Challenge
Leave the pictures out, and retype all of the material exactly as written.
─── Source material
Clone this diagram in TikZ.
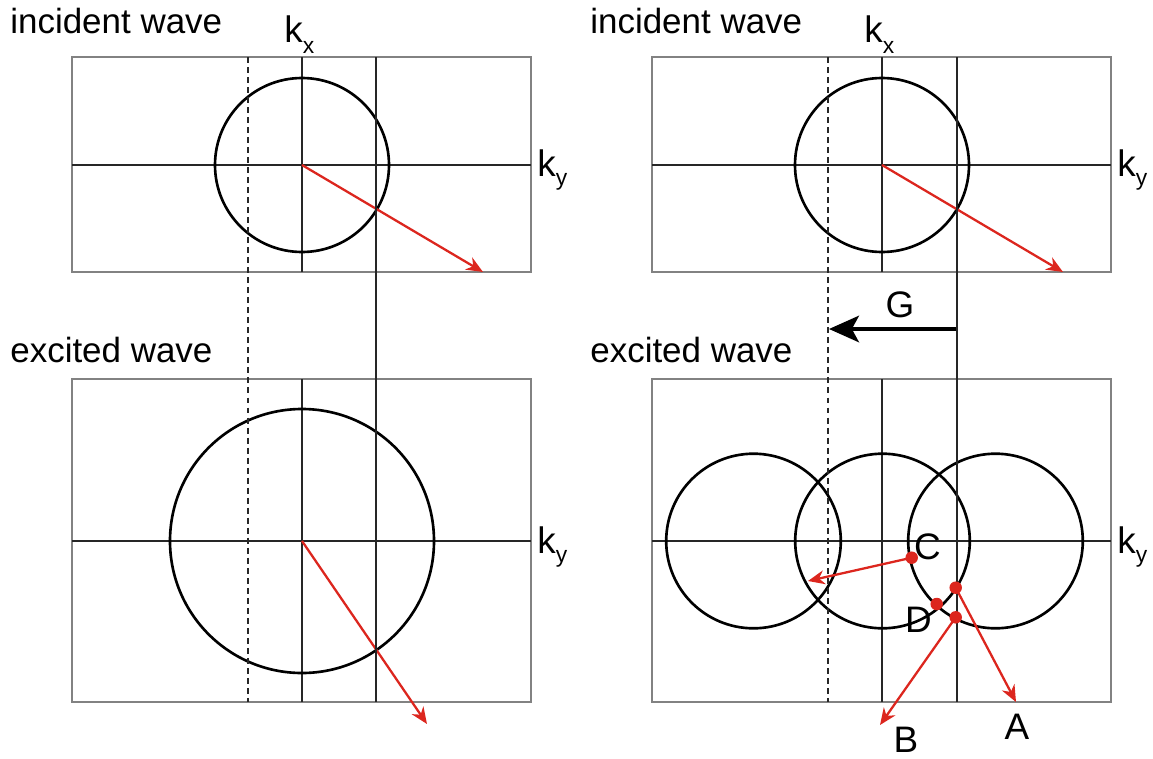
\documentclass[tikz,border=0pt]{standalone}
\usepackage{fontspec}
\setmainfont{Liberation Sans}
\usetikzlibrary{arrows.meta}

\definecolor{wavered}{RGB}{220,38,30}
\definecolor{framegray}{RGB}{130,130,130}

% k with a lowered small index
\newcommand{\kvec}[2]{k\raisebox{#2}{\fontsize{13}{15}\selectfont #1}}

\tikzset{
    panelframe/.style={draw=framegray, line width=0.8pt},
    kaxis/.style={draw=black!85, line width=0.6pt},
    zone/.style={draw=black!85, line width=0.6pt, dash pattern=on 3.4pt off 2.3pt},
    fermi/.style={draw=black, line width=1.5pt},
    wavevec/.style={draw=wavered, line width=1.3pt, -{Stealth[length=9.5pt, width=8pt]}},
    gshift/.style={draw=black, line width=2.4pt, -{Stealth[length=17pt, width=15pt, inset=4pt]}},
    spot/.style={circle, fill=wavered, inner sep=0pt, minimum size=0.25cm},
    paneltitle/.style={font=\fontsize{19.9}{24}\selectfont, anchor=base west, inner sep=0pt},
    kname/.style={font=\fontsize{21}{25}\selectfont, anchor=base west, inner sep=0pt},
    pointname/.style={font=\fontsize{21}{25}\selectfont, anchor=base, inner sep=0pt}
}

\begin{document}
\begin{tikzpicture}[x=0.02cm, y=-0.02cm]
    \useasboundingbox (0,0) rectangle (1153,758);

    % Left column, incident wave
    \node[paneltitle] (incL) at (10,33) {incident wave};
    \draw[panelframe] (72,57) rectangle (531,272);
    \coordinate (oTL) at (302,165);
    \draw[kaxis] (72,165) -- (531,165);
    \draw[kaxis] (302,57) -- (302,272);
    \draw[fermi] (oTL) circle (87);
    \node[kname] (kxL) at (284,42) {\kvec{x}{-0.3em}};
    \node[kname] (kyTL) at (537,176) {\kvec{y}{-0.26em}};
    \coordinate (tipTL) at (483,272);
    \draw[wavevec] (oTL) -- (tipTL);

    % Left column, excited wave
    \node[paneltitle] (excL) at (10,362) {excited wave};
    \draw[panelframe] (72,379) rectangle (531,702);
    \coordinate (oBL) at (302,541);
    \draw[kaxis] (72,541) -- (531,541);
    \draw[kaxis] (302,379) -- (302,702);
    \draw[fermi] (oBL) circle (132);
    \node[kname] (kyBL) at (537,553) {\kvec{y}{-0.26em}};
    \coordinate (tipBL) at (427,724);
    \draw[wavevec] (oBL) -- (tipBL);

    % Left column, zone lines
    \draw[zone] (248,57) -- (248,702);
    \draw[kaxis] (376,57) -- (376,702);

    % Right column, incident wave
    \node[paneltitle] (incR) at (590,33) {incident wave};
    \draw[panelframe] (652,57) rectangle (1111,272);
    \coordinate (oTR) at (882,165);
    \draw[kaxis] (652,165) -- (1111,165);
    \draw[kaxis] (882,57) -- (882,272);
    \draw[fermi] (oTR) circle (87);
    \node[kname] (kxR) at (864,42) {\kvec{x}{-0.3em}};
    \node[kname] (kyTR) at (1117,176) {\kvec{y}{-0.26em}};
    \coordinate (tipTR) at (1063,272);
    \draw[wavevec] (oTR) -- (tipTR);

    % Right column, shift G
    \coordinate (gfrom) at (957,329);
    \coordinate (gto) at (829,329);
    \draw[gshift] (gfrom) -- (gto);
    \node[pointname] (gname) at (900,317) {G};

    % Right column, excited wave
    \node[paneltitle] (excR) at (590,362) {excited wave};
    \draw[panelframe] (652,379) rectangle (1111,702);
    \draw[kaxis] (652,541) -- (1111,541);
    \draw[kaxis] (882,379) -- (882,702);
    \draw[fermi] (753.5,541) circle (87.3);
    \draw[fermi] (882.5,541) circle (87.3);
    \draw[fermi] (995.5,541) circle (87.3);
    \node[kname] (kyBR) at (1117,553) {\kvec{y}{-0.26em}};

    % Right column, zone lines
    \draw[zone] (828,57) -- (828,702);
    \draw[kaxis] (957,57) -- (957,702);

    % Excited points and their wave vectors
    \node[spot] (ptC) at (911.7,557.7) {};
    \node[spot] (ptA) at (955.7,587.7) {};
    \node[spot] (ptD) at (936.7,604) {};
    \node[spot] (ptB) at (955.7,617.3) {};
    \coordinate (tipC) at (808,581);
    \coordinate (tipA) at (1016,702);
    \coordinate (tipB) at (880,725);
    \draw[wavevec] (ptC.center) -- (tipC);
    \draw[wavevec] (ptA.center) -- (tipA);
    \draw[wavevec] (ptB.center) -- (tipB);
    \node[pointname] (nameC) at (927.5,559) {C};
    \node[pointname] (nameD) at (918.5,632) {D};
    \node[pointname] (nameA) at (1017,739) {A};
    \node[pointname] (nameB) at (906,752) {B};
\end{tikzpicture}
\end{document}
──────
Task response
Clone this diagram in TikZ.
\documentclass[tikz,border=0pt]{standalone}
\usepackage{fontspec}
\setmainfont{Liberation Sans}
\usetikzlibrary{arrows.meta}

\definecolor{wavered}{RGB}{220,38,30}
\definecolor{framegray}{RGB}{130,130,130}

% k with a lowered small index
\newcommand{\kvec}[2]{k\raisebox{#2}{\fontsize{13}{15}\selectfont #1}}

\tikzset{
    panelframe/.style={draw=framegray, line width=0.8pt},
    kaxis/.style={draw=black!85, line width=0.6pt},
    zone/.style={draw=black!85, line width=0.6pt, dash pattern=on 3.4pt off 2.3pt},
    fermi/.style={draw=black, line width=1.5pt},
    wavevec/.style={draw=wavered, line width=1.3pt, -{Stealth[length=9.5pt, width=8pt]}},
    gshift/.style={draw=black, line width=2.4pt, -{Stealth[length=17pt, width=15pt, inset=4pt]}},
    spot/.style={circle, fill=wavered, inner sep=0pt, minimum size=0.25cm},
    paneltitle/.style={font=\fontsize{19.9}{24}\selectfont, anchor=base west, inner sep=0pt},
    kname/.style={font=\fontsize{21}{25}\selectfont, anchor=base west, inner sep=0pt},
    pointname/.style={font=\fontsize{21}{25}\selectfont, anchor=base, inner sep=0pt}
}

\begin{document}
\begin{tikzpicture}[x=0.02cm, y=-0.02cm]
    \useasboundingbox (0,0) rectangle (1153,758);

    % Left column, incident wave
    \node[paneltitle] (incL) at (10,33) {incident wave};
    \draw[panelframe] (72,57) rectangle (531,272);
    \coordinate (oTL) at (302,165);
    \draw[kaxis] (72,165) -- (531,165);
    \draw[kaxis] (302,57) -- (302,272);
    \draw[fermi] (oTL) circle (87);
    \node[kname] (kxL) at (284,42) {\kvec{x}{-0.3em}};
    \node[kname] (kyTL) at (537,176) {\kvec{y}{-0.26em}};
    \coordinate (tipTL) at (483,272);
    \draw[wavevec] (oTL) -- (tipTL);

    % Left column, excited wave
    \node[paneltitle] (excL) at (10,362) {excited wave};
    \draw[panelframe] (72,379) rectangle (531,702);
    \coordinate (oBL) at (302,541);
    \draw[kaxis] (72,541) -- (531,541);
    \draw[kaxis] (302,379) -- (302,702);
    \draw[fermi] (oBL) circle (132);
    \node[kname] (kyBL) at (537,553) {\kvec{y}{-0.26em}};
    \coordinate (tipBL) at (427,724);
    \draw[wavevec] (oBL) -- (tipBL);

    % Left column, zone lines
    \draw[zone] (248,57) -- (248,702);
    \draw[kaxis] (376,57) -- (376,702);

    % Right column, incident wave
    \node[paneltitle] (incR) at (590,33) {incident wave};
    \draw[panelframe] (652,57) rectangle (1111,272);
    \coordinate (oTR) at (882,165);
    \draw[kaxis] (652,165) -- (1111,165);
    \draw[kaxis] (882,57) -- (882,272);
    \draw[fermi] (oTR) circle (87);
    \node[kname] (kxR) at (864,42) {\kvec{x}{-0.3em}};
    \node[kname] (kyTR) at (1117,176) {\kvec{y}{-0.26em}};
    \coordinate (tipTR) at (1063,272);
    \draw[wavevec] (oTR) -- (tipTR);

    % Right column, shift G
    \coordinate (gfrom) at (957,329);
    \coordinate (gto) at (829,329);
    \draw[gshift] (gfrom) -- (gto);
    \node[pointname] (gname) at (900,317) {G};

    % Right column, excited wave
    \node[paneltitle] (excR) at (590,362) {excited wave};
    \draw[panelframe] (652,379) rectangle (1111,702);
    \draw[kaxis] (652,541) -- (1111,541);
    \draw[kaxis] (882,379) -- (882,702);
    \draw[fermi] (753.5,541) circle (87.3);
    \draw[fermi] (882.5,541) circle (87.3);
    \draw[fermi] (995.5,541) circle (87.3);
    \node[kname] (kyBR) at (1117,553) {\kvec{y}{-0.26em}};

    % Right column, zone lines
    \draw[zone] (828,57) -- (828,702);
    \draw[kaxis] (957,57) -- (957,702);

    % Excited points and their wave vectors
    \node[spot] (ptC) at (911.7,557.7) {};
    \node[spot] (ptA) at (955.7,587.7) {};
    \node[spot] (ptD) at (936.7,604) {};
    \node[spot] (ptB) at (955.7,617.3) {};
    \coordinate (tipC) at (808,581);
    \coordinate (tipA) at (1016,702);
    \coordinate (tipB) at (880,725);
    \draw[wavevec] (ptC.center) -- (tipC);
    \draw[wavevec] (ptA.center) -- (tipA);
    \draw[wavevec] (ptB.center) -- (tipB);
    \node[pointname] (nameC) at (927.5,559) {C};
    \node[pointname] (nameD) at (918.5,632) {D};
    \node[pointname] (nameA) at (1017,739) {A};
    \node[pointname] (nameB) at (906,752) {B};
\end{tikzpicture}
\end{document}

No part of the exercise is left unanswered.